Metiria Turei: How will her plans to
force single parents out to work when their youngest child turns 6 relieve
severe and significant hardship for those children, when the number of full-time
jobs for women is declining; the market for part-time work is highly
competitive; hours of existing jobs are being cut back, threatening in-work
payments; and rental housing prices for our most vulnerable families continue to
rise?

Hon PAULA BENNETT: It would be fair to say that we start from
different assumptions. The Green Party assumes that people do not want to work,
that those on the domestic purposes benefit are happy to stay on it, and that is
how they want to survive. National believes that a lot of them want to work. If
the incentives are right and the jobs are right, they will go out and take jobs,
and that is what we are focused on.

Hon Annette King: If she is serious
about helping children in New Zealand, why did the National Government recently
turn its back on a suggestion by the Every Child Counts organisation to
establish a multiparty working group on children's issues in Parliament? Instead
of agreeing to work with other political parties, the Government refused,
stating that Parliament already had enough processes in place to consider issues
relating to children. And can she tell the House of the success of one of the
processes?

Hon PAULA BENNETT: Because for 9 long years we had a lot of
talk, and now this Government has decided that it is about action. We have seen
already this year a number of initiatives that target the most abused and
neglected children. The Never Ever Shake a Baby campaign starts on 6 December,
the first response to a non-governmental organisation that will be going out to
those businesses, with an independent experts forum delivering actual responses
on what we can do. This Government is focused on action, not on a whole bunch of
chit-chat that gets nowhere.

Hon Annette King: Does she believe that her
naming and shaming of two solo mothers earlier this year who had the audacity to
speak out on the impacts of the cuts she had made to the training incentive
allowance, which was helping them to get off the benefit, has made it harder to
assist beneficiaries and their children, because of the venom and vitriol her
comments generated out there in the public?

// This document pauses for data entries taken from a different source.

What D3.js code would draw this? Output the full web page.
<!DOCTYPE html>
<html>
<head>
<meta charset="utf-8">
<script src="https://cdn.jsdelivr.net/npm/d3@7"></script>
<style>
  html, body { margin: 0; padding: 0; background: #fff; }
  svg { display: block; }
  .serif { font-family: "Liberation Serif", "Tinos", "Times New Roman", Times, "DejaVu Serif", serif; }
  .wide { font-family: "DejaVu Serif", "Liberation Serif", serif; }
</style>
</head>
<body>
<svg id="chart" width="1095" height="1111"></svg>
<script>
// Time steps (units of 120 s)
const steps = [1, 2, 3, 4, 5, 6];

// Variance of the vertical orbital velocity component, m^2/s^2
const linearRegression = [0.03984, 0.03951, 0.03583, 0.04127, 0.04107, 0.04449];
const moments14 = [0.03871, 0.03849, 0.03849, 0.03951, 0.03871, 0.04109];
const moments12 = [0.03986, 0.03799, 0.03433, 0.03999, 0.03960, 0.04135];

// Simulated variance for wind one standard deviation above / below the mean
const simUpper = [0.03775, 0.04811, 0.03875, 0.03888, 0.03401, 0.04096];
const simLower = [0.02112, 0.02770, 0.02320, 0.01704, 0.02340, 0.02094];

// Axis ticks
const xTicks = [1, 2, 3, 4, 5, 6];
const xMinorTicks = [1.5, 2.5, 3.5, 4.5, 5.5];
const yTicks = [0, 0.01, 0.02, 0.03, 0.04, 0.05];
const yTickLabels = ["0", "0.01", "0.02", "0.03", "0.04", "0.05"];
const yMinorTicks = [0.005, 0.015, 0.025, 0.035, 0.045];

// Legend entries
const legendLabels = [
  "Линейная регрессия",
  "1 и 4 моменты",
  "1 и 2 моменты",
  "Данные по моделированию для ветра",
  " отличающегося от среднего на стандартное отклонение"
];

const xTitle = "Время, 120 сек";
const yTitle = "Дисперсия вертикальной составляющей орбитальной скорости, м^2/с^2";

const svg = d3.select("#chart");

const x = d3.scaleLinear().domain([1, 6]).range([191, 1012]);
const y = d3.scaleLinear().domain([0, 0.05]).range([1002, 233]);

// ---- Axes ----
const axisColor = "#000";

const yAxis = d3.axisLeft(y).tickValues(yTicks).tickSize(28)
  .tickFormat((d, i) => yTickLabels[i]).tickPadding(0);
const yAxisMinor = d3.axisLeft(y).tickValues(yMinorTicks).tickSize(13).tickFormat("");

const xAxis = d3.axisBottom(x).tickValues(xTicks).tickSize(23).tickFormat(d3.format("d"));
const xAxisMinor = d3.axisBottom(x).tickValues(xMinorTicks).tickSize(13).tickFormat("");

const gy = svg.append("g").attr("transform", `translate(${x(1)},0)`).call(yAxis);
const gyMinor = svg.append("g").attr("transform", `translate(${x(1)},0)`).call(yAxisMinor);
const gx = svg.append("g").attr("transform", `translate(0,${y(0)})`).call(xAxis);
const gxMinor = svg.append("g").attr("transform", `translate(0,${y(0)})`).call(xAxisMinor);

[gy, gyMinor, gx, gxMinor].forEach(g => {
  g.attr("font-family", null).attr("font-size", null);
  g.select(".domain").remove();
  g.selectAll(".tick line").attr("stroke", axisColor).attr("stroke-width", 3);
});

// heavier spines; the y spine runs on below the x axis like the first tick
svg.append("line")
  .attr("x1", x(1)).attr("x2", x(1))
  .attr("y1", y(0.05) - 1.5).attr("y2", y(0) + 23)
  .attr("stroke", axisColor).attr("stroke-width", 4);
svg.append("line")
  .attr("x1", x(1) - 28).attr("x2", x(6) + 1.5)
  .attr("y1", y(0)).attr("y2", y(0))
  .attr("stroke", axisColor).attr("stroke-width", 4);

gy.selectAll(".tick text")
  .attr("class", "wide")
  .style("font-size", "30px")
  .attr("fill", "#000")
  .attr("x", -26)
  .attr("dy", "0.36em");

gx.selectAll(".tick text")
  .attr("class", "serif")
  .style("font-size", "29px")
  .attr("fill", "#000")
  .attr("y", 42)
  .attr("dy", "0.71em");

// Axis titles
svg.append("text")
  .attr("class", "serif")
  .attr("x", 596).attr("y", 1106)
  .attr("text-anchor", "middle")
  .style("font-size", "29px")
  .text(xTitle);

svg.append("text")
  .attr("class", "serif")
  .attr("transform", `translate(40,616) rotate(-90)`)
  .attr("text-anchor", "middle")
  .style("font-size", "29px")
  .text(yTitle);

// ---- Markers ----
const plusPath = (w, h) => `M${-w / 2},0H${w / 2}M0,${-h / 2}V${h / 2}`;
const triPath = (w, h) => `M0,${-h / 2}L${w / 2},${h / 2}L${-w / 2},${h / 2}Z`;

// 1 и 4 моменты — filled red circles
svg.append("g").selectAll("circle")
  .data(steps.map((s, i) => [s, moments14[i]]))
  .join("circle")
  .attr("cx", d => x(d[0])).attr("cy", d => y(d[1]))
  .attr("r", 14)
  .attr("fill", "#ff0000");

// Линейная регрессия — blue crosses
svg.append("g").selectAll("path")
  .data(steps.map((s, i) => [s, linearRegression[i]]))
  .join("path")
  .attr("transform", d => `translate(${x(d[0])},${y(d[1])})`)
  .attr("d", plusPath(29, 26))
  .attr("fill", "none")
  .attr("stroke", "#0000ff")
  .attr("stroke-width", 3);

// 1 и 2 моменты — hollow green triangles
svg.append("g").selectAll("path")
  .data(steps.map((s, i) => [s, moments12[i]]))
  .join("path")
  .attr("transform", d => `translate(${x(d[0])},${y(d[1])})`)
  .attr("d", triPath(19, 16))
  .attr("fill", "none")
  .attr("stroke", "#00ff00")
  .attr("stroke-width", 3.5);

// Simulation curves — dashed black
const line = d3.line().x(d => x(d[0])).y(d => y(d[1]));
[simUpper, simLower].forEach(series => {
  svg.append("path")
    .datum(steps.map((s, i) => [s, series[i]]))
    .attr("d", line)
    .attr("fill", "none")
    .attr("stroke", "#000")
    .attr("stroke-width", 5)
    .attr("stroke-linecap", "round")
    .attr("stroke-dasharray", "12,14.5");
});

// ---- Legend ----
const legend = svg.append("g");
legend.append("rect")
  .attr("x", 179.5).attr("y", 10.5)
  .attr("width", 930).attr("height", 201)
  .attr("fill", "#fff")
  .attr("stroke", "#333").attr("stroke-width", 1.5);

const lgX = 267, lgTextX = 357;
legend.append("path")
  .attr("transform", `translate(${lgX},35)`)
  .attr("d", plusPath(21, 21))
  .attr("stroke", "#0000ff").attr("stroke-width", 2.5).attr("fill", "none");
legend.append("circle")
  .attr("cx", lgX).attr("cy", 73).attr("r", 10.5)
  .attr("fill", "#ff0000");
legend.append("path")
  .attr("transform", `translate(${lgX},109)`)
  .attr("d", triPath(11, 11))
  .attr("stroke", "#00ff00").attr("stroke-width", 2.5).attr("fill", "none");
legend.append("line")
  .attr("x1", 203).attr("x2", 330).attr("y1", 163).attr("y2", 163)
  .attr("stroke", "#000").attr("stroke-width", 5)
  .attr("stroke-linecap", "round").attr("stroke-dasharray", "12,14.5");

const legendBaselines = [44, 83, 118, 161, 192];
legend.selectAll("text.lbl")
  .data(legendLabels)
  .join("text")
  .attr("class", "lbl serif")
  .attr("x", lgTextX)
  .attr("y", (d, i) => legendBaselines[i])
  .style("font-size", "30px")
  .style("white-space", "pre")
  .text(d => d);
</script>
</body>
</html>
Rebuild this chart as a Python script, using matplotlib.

Hon PAULA BENNETT: That is
another example of recycling old arguments. One of those women did not feel it
was naming and shaming; she was quite happy with having the information, which
was correct, put out there. I make no apologies for telling a true story of
where our welfare state is.

Hon Annette King: I seek leave to table a
letter to me from the Prime Minister, dated 3 November, in which he turns down
the suggestion, not from me but from an organisation that does not just do
chit-chat, asking—

Mr SPEAKER: The member should not make that kind of
comment when seeking leave to table a document. Leave is sought to table that
document. Is there any objection? There is no objection.

Document, by
leave, laid on the Table of the House.
Metiria Turei: I seek leave to table
the New Zealand Children's Social Health Monitor released today.

Mr
SPEAKER: Leave is sought to table that document. Is there any objection? There
is no objection.

Document, by leave, laid on the Table of the House.